In this undated photo made available by the Keys History & Discovery Center, shows a hotel destroyed by the Labor Day hurricane of 1935. Florida is bracing for Hurricane Dorian, a powerful hurricane, that could strike anywhere along the east coast of the Peninsula.

FORT LAUDERDALE, FLA. >> The traditional end of summer, Labor Day is also frequently a time for hurricanes in the U.S., especially Florida. More than two dozen have struck over the holiday weekend since 1851, with Hurricane Dorian now looming as the latest.

As destructive as it may become, however, Dorian is not likely to surpass what remains the most powerful cyclone to ever hit the U.S.: a Category 5 storm known as the Great Hurricane of 1935, which slammed into the Florida Keys, killing an estimated 400 to 600 people.

“It’s one of the strongest storms ever to hit the United States,” said state climatologist David Zierden.

Many of the victims were World War I veterans working in a Depression-era program to build the highway connecting the Florida Keys — a fact that infuriated Ernest Hemingway, who lived in Key West at the time and wrote a scathing article titled “Who murdered the vets?”

“Who sent them down to the Florida Keys and left them there in hurricane months?” Hemingway demanded to know in the piece, published in the magazine New Masses.

State officials sent a train from the Florida mainland to evacuate veterans and residents alike, but raging seas churned up by the storm swept it off the tracks, said Brad Bertelli, curator of the Florida Keys History and Discovery Center.

To this day, the Great Hurricane, which happened in an era before storms were given names, holds the record for lowest barometric pressure of any Atlantic Ocean storm to make U.S. landfall. The lower the pressure the more destructive the storm.

Only a handful of Category 5 hurricanes have struck the U.S. The most recent was Hurricane Michael, which roared onto the Florida Panhandle in October, killing at least 59 people and causing more than $25 billion in damage. Andrew, in August 1992, swept across the southern tip of Florida — also hitting the Bahamas and Louisiana — causing 65 deaths and an estimated $27 billion in damage. Camille crashed ashore along the Louisiana-Mississippi border in August 1969, killing more than 250 people and causing nearly $10 billion in damage in today’s dollars. Days later, landslides triggered by Camille killed 150 people in Virginia.

The 1935 Labor Day storm had a barometric pressure of 892 when it reached land; Michael’s was 919 and Andrew’s, 922, according to Colorado State University researchers.

The middle Keys, mainly the region that is now the town of Islamorada, bore the brunt of the 1935 storm’s howling winds and storm surge of up to 20 feet (6 meters). At the time, besides the vets working on the bridge, there were only a few hundred residents, many of whom were founding families of the region.

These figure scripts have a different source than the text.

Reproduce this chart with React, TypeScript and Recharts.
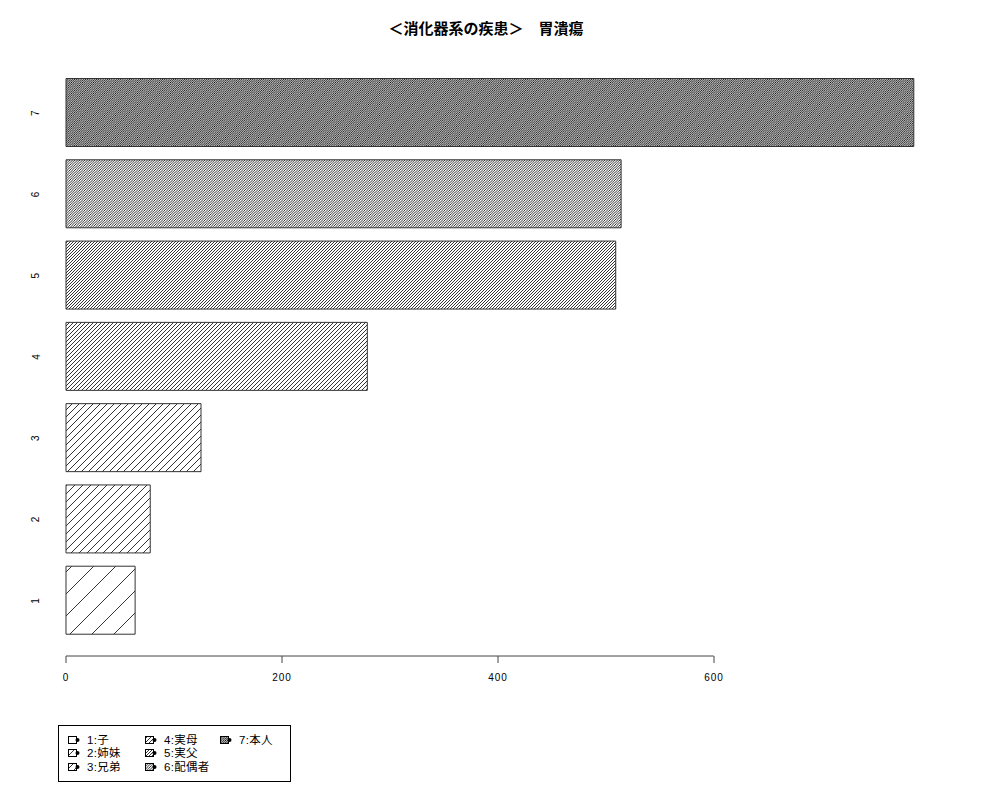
import { BarChart, Bar, XAxis, YAxis, Cell } from 'recharts';

const categories = ['1', '2', '3', '4', '5', '6', '7'];
const counts = [64, 78, 125, 279, 509, 514, 785];
const legendLabels = ['1:子', '2:姉妹', '3:兄弟', '4:実母', '5:実父', '6:配偶者', '7:本人'];
const xTicks = [0, 200, 400, 600];

// horizontal distance between hatch lines, one per bar (R density)
const hatchGaps = [22, 8, 7, 4, 3, 2.5, 2.2];

const FONT = '"Liberation Sans", "Noto Sans CJK JP", sans-serif';

const chartData = categories.map((c, i) => ({ cat: c, value: counts[i] }));

function Hatch({ id, gap }: { id: string; gap: number }) {
  const h = gap;
  const d = `M0,${h} L${h},0 M${-h / 2},${h / 2} L${h / 2},${-h / 2} M${h / 2},${1.5 * h} L${1.5 * h},${h / 2}`;
  return (
    <pattern id={id} patternUnits="userSpaceOnUse" width={h} height={h}>
      <rect width={h} height={h} fill="#fff" />
      <path d={d} stroke="#000" strokeWidth={0.8} fill="none" />
    </pattern>
  );
}

const YTick = ({ y, payload }: any) => (
  <text
    x={36}
    y={y}
    transform={`rotate(-90, 36, ${y})`}
    textAnchor="middle"
    dominantBaseline="central"
    fontSize={10}
    fontFamily={FONT}
    letterSpacing={1}
    fill="#000"
  >
    {payload.value}
  </text>
);

function LegendKey({ idx }: { idx: number }) {
  const id = `lg-hatch-${idx}`;
  return (
    <svg width={14} height={10} style={{ display: 'block' }}>
      <defs>
        <Hatch id={id} gap={hatchGaps[idx]} />
      </defs>
      <rect x={0.5} y={1.5} width={8} height={7} fill={`url(#${id})`} stroke="#000" strokeWidth={1} />
      <circle cx={9.5} cy={5} r={2} fill="#000" />
    </svg>
  );
}

export default function App() {
  const colX = [68, 145, 220];
  const rowY = [734, 747, 761];
  return (
    <div style={{ position: 'absolute', left: 0, top: 0, width: 1000, height: 800, background: '#fff' }}>
      <div
        style={{
          position: 'absolute',
          top: 17,
          left: 0,
          width: 972,
          textAlign: 'center',
          fontFamily: '"Noto Sans CJK JP", sans-serif',
          fontWeight: 700,
          fontSize: 15,
          color: '#000',
        }}
      >
        ＜消化器系の疾患＞　胃潰瘍
      </div>
      <BarChart
        width={1000}
        height={800}
        data={chartData}
        layout="vertical"
        margin={{ top: 72, right: 70, bottom: 114, left: 0 }}
        barCategoryGap="8%"
      >
        <defs>
          {hatchGaps.map((g, i) => (
            <Hatch key={i} id={`hatch-${i}`} gap={g} />
          ))}
        </defs>
        <XAxis
          type="number"
          domain={[0, 800]}
          ticks={xTicks}
          height={30}
          axisLine={{ stroke: '#444', strokeDasharray: '647.7 2000' }}
          tickLine={{ stroke: '#444' }}
          tickSize={7}
          tickMargin={11}
          tick={{ fontSize: 10, fill: '#000', fontFamily: FONT, letterSpacing: 1 }}
        />
        <YAxis
          type="category"
          dataKey="cat"
          reversed
          width={66}
          axisLine={false}
          tickLine={false}
          padding={{ top: 0, bottom: 15 }}
          tick={<YTick />}
        />
        <Bar dataKey="value" isAnimationActive={false} stroke="#333" strokeWidth={1}>
          {chartData.map((_, i) => (
            <Cell key={i} fill={`url(#hatch-${i})`} />
          ))}
        </Bar>
      </BarChart>
      <div
        style={{
          position: 'absolute',
          left: 58,
          top: 725,
          width: 233,
          height: 57,
          border: '1px solid #000',
          boxSizing: 'border-box',
        }}
      />
      {legendLabels.map((label, i) => {
        const col = Math.floor(i / 3);
        const row = i % 3;
        return (
          <div
            key={label}
            style={{
              position: 'absolute',
              left: colX[col],
              top: rowY[row],
              display: 'flex',
              alignItems: 'center',
              fontFamily: FONT,
              fontSize: 11.5,
              letterSpacing: 0.3,
              lineHeight: '12px',
              color: '#000',
            }}
          >
            <LegendKey idx={i} />
            <span style={{ marginLeft: 5 }}>{label}</span>
          </div>
        );
      })}
    </div>
  );
}
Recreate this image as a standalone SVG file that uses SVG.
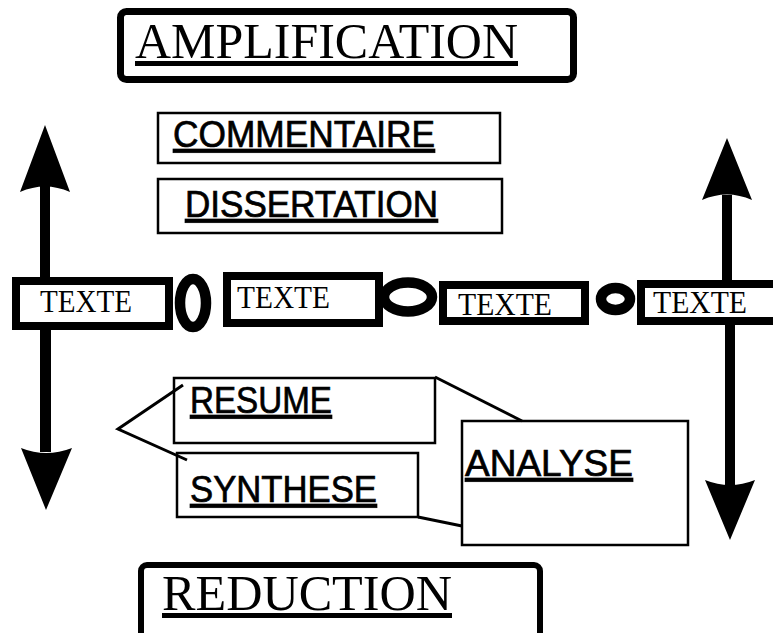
<svg xmlns="http://www.w3.org/2000/svg" width="773" height="633" viewBox="0 0 773 633">
<style>
.thick{fill:#fff;stroke:#000;stroke-width:8}
.thin{fill:#fff;stroke:#000;stroke-width:2.5}
.ring{fill:none;stroke:#000;stroke-width:10.5}
.serif{font-family:"Liberation Serif","Times New Roman",serif;fill:#000}
.sans{font-family:"Liberation Sans",Arial,sans-serif;fill:#000;stroke:#000;stroke-width:0.7;font-size:37px;text-decoration:underline}
.line{fill:none;stroke:#000;stroke-width:3}
.arrow{fill:#000}
</style>
<rect width="773" height="633" fill="#fff"/>
<g id="amplification">
<rect x="120.5" y="11.5" width="453" height="68" rx="6" fill="#fff" stroke="#000" stroke-width="7"/>
<text class="serif" x="135" y="58" font-size="50" textLength="383" lengthAdjust="spacingAndGlyphs" text-decoration="underline">AMPLIFICATION</text>
</g>
<g id="commentaire">
<rect class="thin" x="158" y="113" width="342" height="50"/>
<text class="sans" x="173" y="147" textLength="262" lengthAdjust="spacingAndGlyphs">COMMENTAIRE</text>
</g>
<g id="dissertation">
<rect class="thin" x="158" y="179" width="344" height="54"/>
<text class="sans" x="185" y="217" textLength="253" lengthAdjust="spacingAndGlyphs">DISSERTATION</text>
</g>
<g id="texte1">
<rect class="thick" x="16" y="281" width="153" height="45"/>
<text class="serif" x="40" y="312" font-size="32" textLength="92" lengthAdjust="spacingAndGlyphs">TEXTE</text>
</g>
<g id="ring1"><ellipse class="ring" cx="193" cy="303" rx="13" ry="24"/></g>
<g id="texte2">
<rect class="thick" x="227" y="276" width="152" height="47"/>
<text class="serif" x="237" y="308" font-size="32" textLength="93" lengthAdjust="spacingAndGlyphs">TEXTE</text>
</g>
<g id="ring2"><ellipse class="ring" cx="408" cy="297" rx="24" ry="14.5"/></g>
<g id="texte3">
<rect class="thick" x="443" y="285" width="142" height="36"/>
<text class="serif" x="458" y="315" font-size="32" textLength="94" lengthAdjust="spacingAndGlyphs">TEXTE</text>
</g>
<g id="ring3"><ellipse class="ring" cx="615.5" cy="299" rx="14.5" ry="11"/></g>
<g id="texte4">
<rect class="thick" x="641" y="284" width="150" height="37"/>
<text class="serif" x="653" y="313" font-size="32" textLength="94" lengthAdjust="spacingAndGlyphs">TEXTE</text>
</g>
<g id="resume">
<rect class="thin" x="174" y="378" width="261" height="65"/>
<text class="sans" x="190" y="413" textLength="142" lengthAdjust="spacingAndGlyphs">RESUME</text>
</g>
<g id="synthese">
<rect class="thin" x="177" y="453" width="241" height="64"/>
<text class="sans" x="190" y="502" textLength="187" lengthAdjust="spacingAndGlyphs">SYNTHESE</text>
</g>
<g id="analyse">
<rect class="thin" x="462" y="421" width="226" height="124"/>
<text class="sans" x="465" y="476" textLength="168" lengthAdjust="spacingAndGlyphs">ANALYSE</text>
</g>
<g id="reduction">
<rect x="141" y="565" width="399" height="80" rx="6" fill="#fff" stroke="#000" stroke-width="6"/>
<text class="serif" x="162" y="610" font-size="50" textLength="290" lengthAdjust="spacingAndGlyphs" text-decoration="underline">REDUCTION</text>
</g>
<g id="connectors">
<rect class="arrow" x="40" y="186" width="10" height="91"/>
<path class="arrow" d="M45,125 L70,192 Q45,181 20,192 Z"/>
<rect class="arrow" x="40" y="330" width="11" height="122"/>
<path class="arrow" d="M21,448 Q46,458 72,448 L46,510 Z"/>
<rect class="arrow" x="722" y="195" width="10" height="85"/>
<path class="arrow" d="M727,138 L752,200 Q727,189 702,200 Z"/>
<rect class="arrow" x="725" y="325" width="10" height="160"/>
<path class="arrow" d="M705,480 Q730,490 755,480 L730,540 Z"/>
<polyline class="line" points="183,385 118,429 187,460"/>
<line class="line" x1="435" y1="377" x2="522" y2="421"/>
<line class="line" x1="418" y1="517" x2="462" y2="526"/>
</g>
</svg>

“It was like nothing … anyone had experienced before,” said Bertelli, who described a scene of terrified residents climbing trees to escape surging ocean waters. “Their clothes were ripped from their skin,” he said.

Bertelli said the Great Hurricane “basically wiped the island clean.”

“There were only a handful of structures that remained,” he said.

Hemingway brought relief supplies to the stricken area in his 38-foot (11-meter) fishing boat Pilar, named after a character in his classic novel “For Whom The Bell Tolls.”

“The railroad embankment was gone and the men who had cowered behind it and finally, when the water came, clung to the rails, were all gone with it,” Hemingway wrote. “You could find them face down and face up in the mangroves.”

Other Labor Day weekend hurricanes to hit Florida include David in 1979, Elena in 1985, Frances in 2004, and Hermine in 2016. A relatively weak storm, Hermine nonetheless caused extensive damage along the upper Gulf coast and in the capital of Tallahassee.

“As we get into late August and September, we’re definitely in the active period,” Zierden said, adding that warmer oceans and the additional water now in the atmosphere as a result of climate change have provided more fuel for the storms.

“There’s growing evidence that climate change will continue to affect the hurricane season and hurricanes,” Zierden said. “There is evidence that the strongest storms will become stronger.”